A crowd of onlookers has gathered around the oily black tarmac recently being laid down in a section of downtown Gaza City. Gaza's potholed streets are finally getting a makeover, and infrastructure upgrades like this new road are still a novelty for residents.
The overseer of the project says that before, Gaza couldn't get enough material to fix the road. But now, everyone is building.
Despite continuing unrest and restrictions on imports to and exports from Gaza, the Palestinian territory is in the midst of a construction boom, more than three years after a major Israeli assault left much of the territory in ruins.
Smuggling Supplies To Meet Demand
Building materials haven't been allowed into Gaza legally since the militant group Hamas took over the territory in 2007. Israel maintains it doesn't allow them in because they could be used for military purposes.
Instead, the materials come in illegally from Egypt, through about 600 smuggling tunnels in the bustling Gaza border town of Rafah.
Alaa Hamoud smuggles paving stones and cement in his tunnel. He used to bring in foodstuffs, but since Israel eased restrictions on food imports, he converted his tunnel to accommodate construction materials, like most other smugglers in Rafah.
There is a huge, pent-up demand, he says. Many houses and buildings were damaged or demolished during the Gaza war and they are just being rebuilt.
The rebuilding is providing much-needed work. In Gaza City, Akram al-Draimli is one of the men working on building a new family house. He says he had no work for years. But now, he says, there are more people getting married and more babies being born, which means people need new homes. He says there is more demand for skilled workers than there is supply.

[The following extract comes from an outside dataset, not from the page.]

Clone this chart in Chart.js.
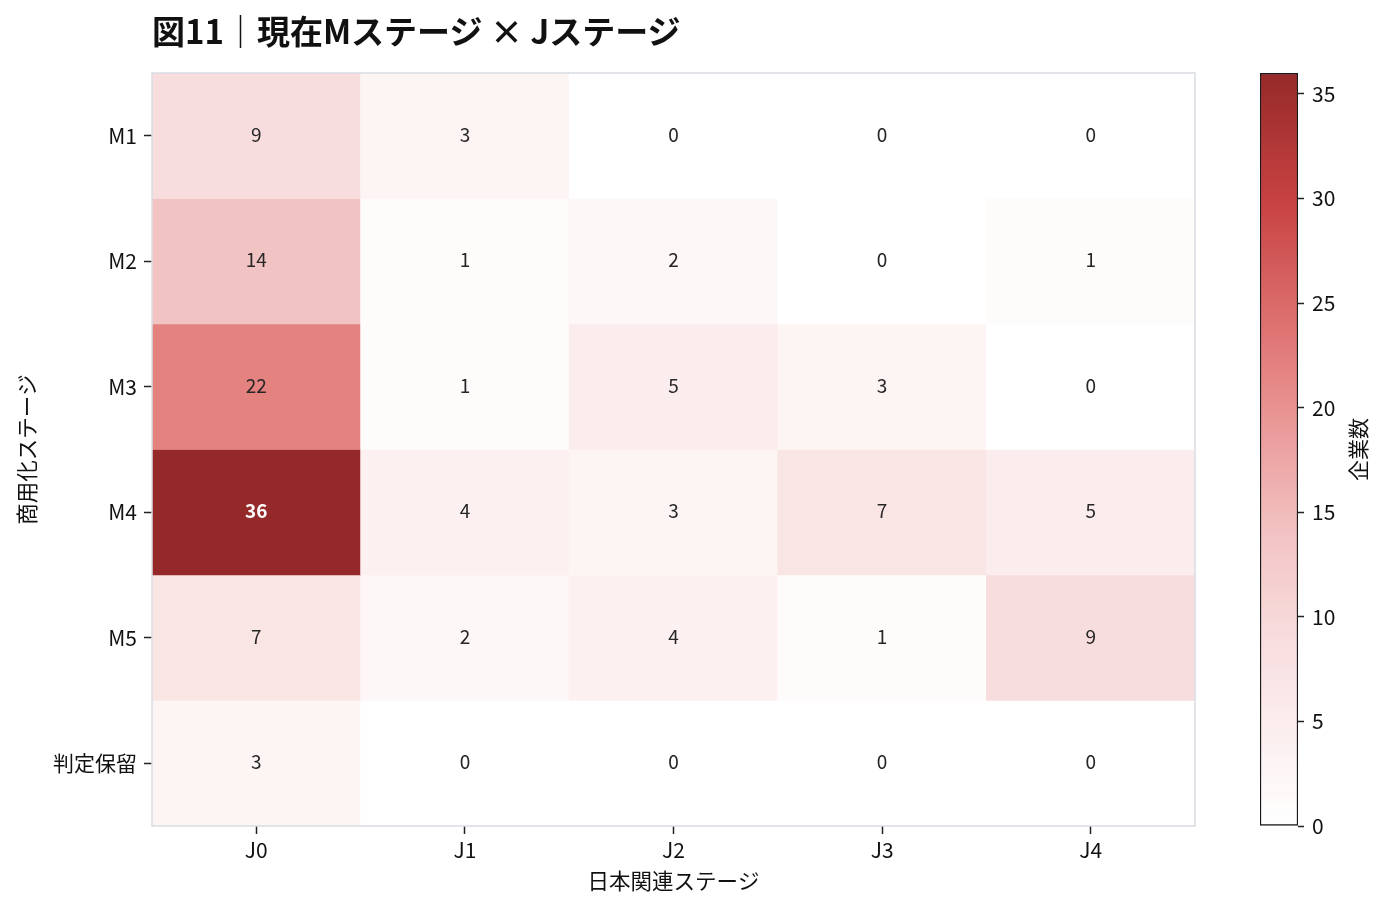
<!DOCTYPE html>
<html>
<head>
<meta charset="utf-8">
<script src="https://cdn.jsdelivr.net/npm/chart.js@4.4.1/dist/chart.umd.min.js"></script>
<style>
  html, body { margin:0; padding:0; background:#fff; }
  #wrap { position:relative; width:1386px; height:912px; }
  #main { position:absolute; left:0; top:0; }
  #cbar { position:absolute; left:1200px; top:0; }
  #title { position:absolute; left:152px; top:11px; font-family:"Noto Sans CJK JP"; font-weight:bold; font-size:33px; line-height:38px; color:#111; white-space:nowrap; }
</style>
</head>
<body>
<div id="wrap">
  <canvas id="main" width="1386" height="912" style="width:1386px;height:912px"></canvas>
  <canvas id="cbar" width="186" height="912" style="width:186px;height:912px"></canvas>
  <div id="title">図11｜現在Mステージ × Jステージ</div>
</div>
<script>
// ---- data ----
const rowLabels = ['M1', 'M2', 'M3', 'M4', 'M5', '判定保留'];
const colLabels = ['J0', 'J1', 'J2', 'J3', 'J4'];
const rowM1 = [9, 3, 0, 0, 0];
const rowM2 = [14, 1, 2, 0, 1];
const rowM3 = [22, 1, 5, 3, 0];
const rowM4 = [36, 4, 3, 7, 5];
const rowM5 = [7, 2, 4, 1, 9];
const rowHold = [3, 0, 0, 0, 0];
const colorbarTicks = [0, 5, 10, 15, 20, 25, 30, 35];
const xTitle = '日本関連ステージ';
const yTitle = '商用化ステージ';
const cbarTitle = '企業数';

const rowsData = [rowM1, rowM2, rowM3, rowM4, rowM5, rowHold];
const vmax = Math.max(...rowsData.flat());

// ---- colormap ----
const cmapStops = [
  [0.00, [255, 255, 255]],
  [0.25, [248, 221, 222]],
  [0.39, [242, 195, 195]],
  [0.61, [228, 130, 128]],
  [0.83, [200, 66, 66]],
  [1.00, [149, 41, 41]]
];
function cmap(t) {
  t = Math.max(0, Math.min(1, t));
  for (let i = 1; i < cmapStops.length; i++) {
    const [t1, c1] = cmapStops[i];
    const [t0, c0] = cmapStops[i - 1];
    if (t <= t1) {
      const f = (t - t0) / (t1 - t0);
      const c = c0.map((v, k) => Math.round(v + (c1[k] - v) * f));
      return `rgb(${c[0]},${c[1]},${c[2]})`;
    }
  }
  const c = cmapStops[cmapStops.length - 1][1];
  return `rgb(${c[0]},${c[1]},${c[2]})`;
}

const FONT = '"Noto Sans CJK JP", "Noto Sans", sans-serif';

const datasets = rowsData.map((vals, r) => ({
  label: rowLabels[r],
  data: vals.map(() => [r, r + 1]),
  values: vals,
  backgroundColor: vals.map(v => cmap(v / vmax)),
  borderWidth: 0,
  barPercentage: 1,
  categoryPercentage: 1
}));

const cellLabels = {
  id: 'cellLabels',
  afterDatasetsDraw(chart) {
    const ctx = chart.ctx;
    ctx.save();
    ctx.textAlign = 'center';
    ctx.textBaseline = 'middle';
    chart.data.datasets.forEach((ds, di) => {
      const meta = chart.getDatasetMeta(di);
      meta.data.forEach((el, j) => {
        const v = ds.values[j];
        const strong = v / vmax > 0.7;
        ctx.fillStyle = strong ? '#ffffff' : '#262626';
        ctx.font = (strong ? 'bold ' : '') + '19px ' + FONT;
        ctx.fillText(String(v), el.x, (el.y + el.base) / 2 - 1);
      });
    });
    ctx.restore();
  }
};

const frame = {
  id: 'frame',
  afterDatasetsDraw(chart) {
    const a = chart.chartArea;
    const ctx = chart.ctx;
    ctx.save();
    ctx.strokeStyle = '#d8dde3';
    ctx.lineWidth = 1.5;
    ctx.strokeRect(a.left, a.top, a.right - a.left, a.bottom - a.top);
    ctx.restore();
  }
};

new Chart(document.getElementById('main'), {
  type: 'bar',
  data: { labels: colLabels, datasets },
  options: {
    responsive: false,
    animation: false,
    events: [],
    layout: { padding: { left: 0, right: 191, top: 73, bottom: 0 } },
    plugins: { legend: { display: false }, tooltip: { enabled: false } },
    scales: {
      x: {
        stacked: true,
        grid: { offset: false, drawOnChartArea: false, color: 'transparent', tickColor: '#222', tickLength: 8, tickWidth: 1.5 },
        border: { display: false },
        ticks: { color: '#111', font: { family: FONT, size: 21 }, padding: 3 },
        title: { display: true, text: xTitle, color: '#111', font: { family: FONT, size: 21.5 }, padding: { top: 18, bottom: 18 } },
        afterFit(scale) { scale.height = 86; }
      },
      y: {
        type: 'linear',
        min: 0,
        max: rowLabels.length,
        reverse: true,
        grid: { drawOnChartArea: false, color: 'transparent', tickColor: '#222', tickLength: 8, tickWidth: 1.5 },
        border: { display: false },
        afterBuildTicks(scale) { scale.ticks = rowLabels.map((_, i) => ({ value: i + 0.5 })); },
        ticks: {
          color: '#111', font: { family: FONT, size: 21 }, padding: 7,
          callback: (v) => rowLabels[Math.floor(v)]
        },
        title: { display: true, text: yTitle, color: '#111', font: { family: FONT, size: 21.5 }, padding: { top: 14, bottom: 14 } },
        afterFit(scale) { scale.width = 152; }
      }
    }
  },
  plugins: [cellLabels, frame]
});

// ---- colorbar ----
const cbarTitlePlugin = {
  id: 'cbarTitle',
  afterDraw(chart) {
    const a = chart.chartArea;
    const ctx = chart.ctx;
    ctx.save();
    ctx.translate(158, (a.top + a.bottom) / 2);
    ctx.rotate(-Math.PI / 2);
    ctx.textAlign = 'center';
    ctx.textBaseline = 'middle';
    ctx.fillStyle = '#111';
    ctx.font = '21px ' + FONT;
    ctx.fillText(cbarTitle, 0, 0);
    ctx.restore();
  }
};

new Chart(document.getElementById('cbar'), {
  type: 'bar',
  data: {
    labels: [''],
    datasets: [{
      data: [[0, vmax]],
      backgroundColor(c) {
        const chart = c.chart;
        const a = chart.chartArea;
        if (!a) return '#fff';
        const ys = chart.scales.y;
        const g = chart.ctx.createLinearGradient(0, ys.getPixelForValue(0), 0, ys.getPixelForValue(vmax));
        for (let i = 0; i <= 40; i++) g.addColorStop(i / 40, cmap(i / 40));
        return g;
      },
      borderColor: '#1a1a1a',
      borderWidth: 1.5,
      borderSkipped: false,
      barPercentage: 1,
      categoryPercentage: 1
    }]
  },
  options: {
    responsive: false,
    animation: false,
    events: [],
    layout: { padding: { left: 60, right: 0, top: 73, bottom: 86 } },
    plugins: { legend: { display: false }, tooltip: { enabled: false } },
    scales: {
      x: { display: false },
      y: {
        position: 'right',
        min: 0,
        max: vmax,
        afterBuildTicks(scale) { scale.ticks = colorbarTicks.map(v => ({ value: v })); },
        grid: { drawOnChartArea: false, color: 'transparent', tickColor: '#222', tickLength: 6, tickWidth: 1.5 },
        border: { display: false },
        ticks: { color: '#111', font: { family: FONT, size: 21 }, padding: 8 },
        afterFit(scale) { scale.width = 88; }
      }
    }
  },
  plugins: [cbarTitlePlugin]
});
</script>
</body>
</html>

Omar Shaban, a Gaza-based economist, says there is a need for more than 80,000 units of housing in Gaza.
"In the past five years, there were more than 250,000 newborns, which means that 250,000 people become adults," he says. "We have in Gaza around 40,000 marriage cases every year, which means we need a new flat for these new marriages."
More than 500 apartment blocks are going up in Gaza. Shaban says wealthy individuals from the Gulf region are actually investing in Gaza's construction sector.
Buildings With No Lights
Yet this is not development, Shaban warns.
"In Gaza, we have an economy with one leg; there is a boom in construction while other sectors are paralyzed," Shaban says.
Israel allows only limited exports from Gaza to the West Bank, which is where most of Gaza's exports were previously sent. Unemployment is still rife, and hundreds of thousands depend on food aid.
There are also crippling power outages. Though electricity shortages in Gaza are nothing new, they've become critical lately. Hamas recently signed an agreement to increase Egyptian supplies of diesel fuel to Gaza's sole electricity plant.
A Fuel Shortage
The problem is that cars in Gaza use the same diesel fuel, and there isn't enough to go around. A man who gives the name Mohammed pours black market diesel fuel into his car. It's expensive and scarce.
We can't find it anywhere, he says. The fuel he is using had been stored in his house; he uses it only for emergencies.
Most gas stations in Gaza are actually closed. People have to walk to get to and from work, or linger on street corners desperately waiting to catch a lift.
A student named Hassan and his friend have just come from the university and are trying to flag down a passing car. He says the cars are not moving around, and the ones that do are crammed full of people.
'Under Four Governments'
One of the conundrums of Gaza's economy, Shaban says, is that it operates at the whim of its neighbors. Policies in Israel, Ramallah in the West Bank and Egypt decide if it will thrive or die.
"In Gaza, we are living under four governments. We have Hamas government, we have Egypt sometimes, we have the Palestinian Authority, who has some say, and we have the Israeli government," he says. "So we are so lucky."
There is no escaping the sarcasm in his voice.